Count the lines below that contain the word "chart", and report only that number.

─── Information provided ───

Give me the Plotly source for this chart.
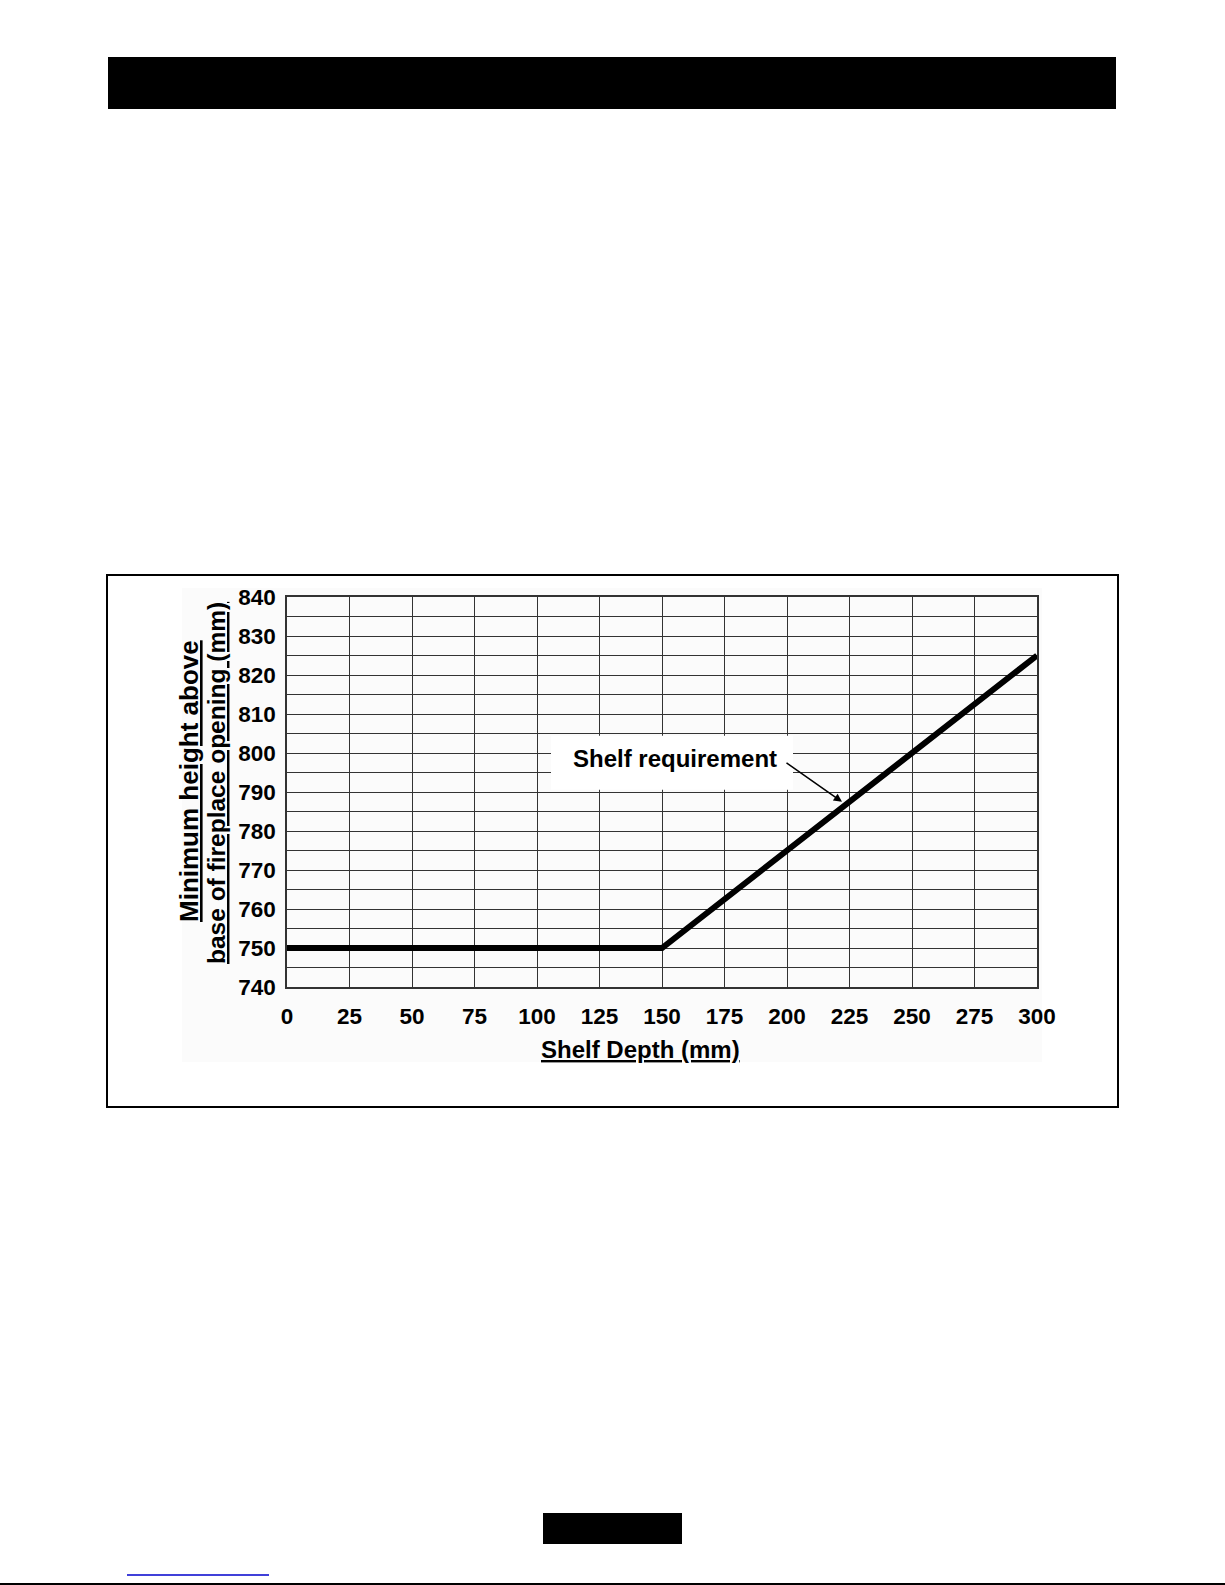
import plotly.graph_objects as go

# ---- data ----
shelf_depth = [0, 150, 300]
min_height = [750, 750, 825]
x_ticks = [0, 25, 50, 75, 100, 125, 150, 175, 200, 225, 250, 275, 300]
y_ticks = [740, 750, 760, 770, 780, 790, 800, 810, 820, 830, 840]
annotation_text = "Shelf requirement"
x_title = "Shelf Depth (mm)"
y_title_lines = ["Minimum height above", "base of fireplace opening (mm)"]

# ---- layout geometry (pixels) ----
W, H = 1225, 1585
L, R, T, B = 287, 1037, 597, 987  # plot area


def px(x):
    return (x - L) / (R - L)


def py(y):
    return (B - y) / (B - T)


FONT = "Liberation Sans, Arial, sans-serif"

fig = go.Figure()
fig.add_trace(go.Scatter(
    x=shelf_depth, y=min_height, mode="lines",
    line=dict(color="black", width=6), showlegend=False, hoverinfo="skip",
))

shapes = [
    # header bar
    dict(type="rect", xref="paper", yref="paper", x0=px(108), x1=px(1116), y0=py(57), y1=py(109),
         fillcolor="black", line=dict(width=0), layer="above"),
    # light gray chart image background
    dict(type="rect", xref="paper", yref="paper", x0=px(182), x1=px(1042), y0=py(588), y1=py(1062),
         fillcolor="#fbfbfb", line=dict(width=0), layer="below"),
    # outer frame
    dict(type="rect", xref="paper", yref="paper", x0=px(107), x1=px(1118), y0=py(575), y1=py(1107),
         fillcolor="rgba(0,0,0,0)", line=dict(color="black", width=2), layer="above"),
    # label background (hides grid)
    dict(type="rect", xref="x", yref="y", x0=105.6, x1=202.4, y0=790.6, y1=804.4,
         fillcolor="white", line=dict(width=0), layer="above"),
    # footer block
    dict(type="rect", xref="paper", yref="paper", x0=px(543), x1=px(682), y0=py(1513), y1=py(1544),
         fillcolor="black", line=dict(width=0), layer="above"),
    # blue link underline
    dict(type="line", xref="paper", yref="paper", x0=px(127), x1=px(269), y0=py(1575), y1=py(1575),
         line=dict(color="#0000cc", width=1.5), layer="above"),
    # bottom rule
    dict(type="line", xref="paper", yref="paper", x0=px(0), x1=px(1225), y0=py(1584), y1=py(1584),
         line=dict(color="black", width=2), layer="above"),
]

annotations = [
    dict(text=annotation_text, xref="paper", yref="paper", x=px(675), y=py(758),
         showarrow=False, xanchor="center", yanchor="middle",
         font=dict(family=FONT, size=24, color="black", weight="bold")),
    dict(text="", xref="x", yref="y", x=222, y=787.5, ax=-57, ay=-40,
         showarrow=True, arrowhead=2, arrowsize=1.1, arrowwidth=1.5, arrowcolor="black"),
    dict(text="<u>" + y_title_lines[0] + "</u>", xref="paper", yref="paper", x=px(189), y=py(781),
         textangle=-90, showarrow=False, xanchor="center", yanchor="middle",
         font=dict(family=FONT, size=26, color="black", weight="bold")),
    dict(text="<u>" + y_title_lines[1] + "</u>", xref="paper", yref="paper", x=px(216), y=py(783),
         textangle=-90, showarrow=False, xanchor="center", yanchor="middle",
         font=dict(family=FONT, size=24.5, color="black", weight="bold")),
    dict(text="<u>" + x_title + "</u>", xref="paper", yref="paper", x=px(640), y=py(1049),
         showarrow=False, xanchor="center", yanchor="middle",
         font=dict(family=FONT, size=24, color="black", weight="bold")),
]

grid = "#333333"
fig.update_layout(
    width=W, height=H,
    margin=dict(l=L, r=W - R, t=T, b=H - B, pad=0),
    paper_bgcolor="white", plot_bgcolor="rgba(0,0,0,0)",
    shapes=shapes, annotations=annotations, showlegend=False,
    font=dict(family=FONT, color="black"),
)
fig.update_xaxes(
    range=[0, 300], tickmode="array", tickvals=x_ticks, ticktext=[str(v) for v in x_ticks],
    showgrid=True, gridcolor=grid, gridwidth=1.4, zeroline=False,
    showline=True, linecolor=grid, linewidth=1.6, mirror=True,
    ticks="", ticklabelstandoff=8,
    tickfont=dict(family=FONT, size=22.5, color="black", weight="bold"),
)
fig.update_yaxes(
    range=[740, 840], tickmode="array", tickvals=y_ticks, ticktext=[str(v) for v in y_ticks],
    showgrid=True, gridcolor=grid, gridwidth=1.4, zeroline=False,
    minor=dict(dtick=5, tick0=740, showgrid=True, gridcolor=grid, gridwidth=1.4, ticks=""),
    showline=True, linecolor=grid, linewidth=1.6, mirror=True,
    ticks="", ticklabelstandoff=5,
    tickfont=dict(family=FONT, size=22.5, color="black", weight="bold"),
)

fig.write_html("out.html", config={"displayModeBar": False},
               post_script="document.body.style.margin='0';document.body.style.overflow='hidden';")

───

◆ Result
2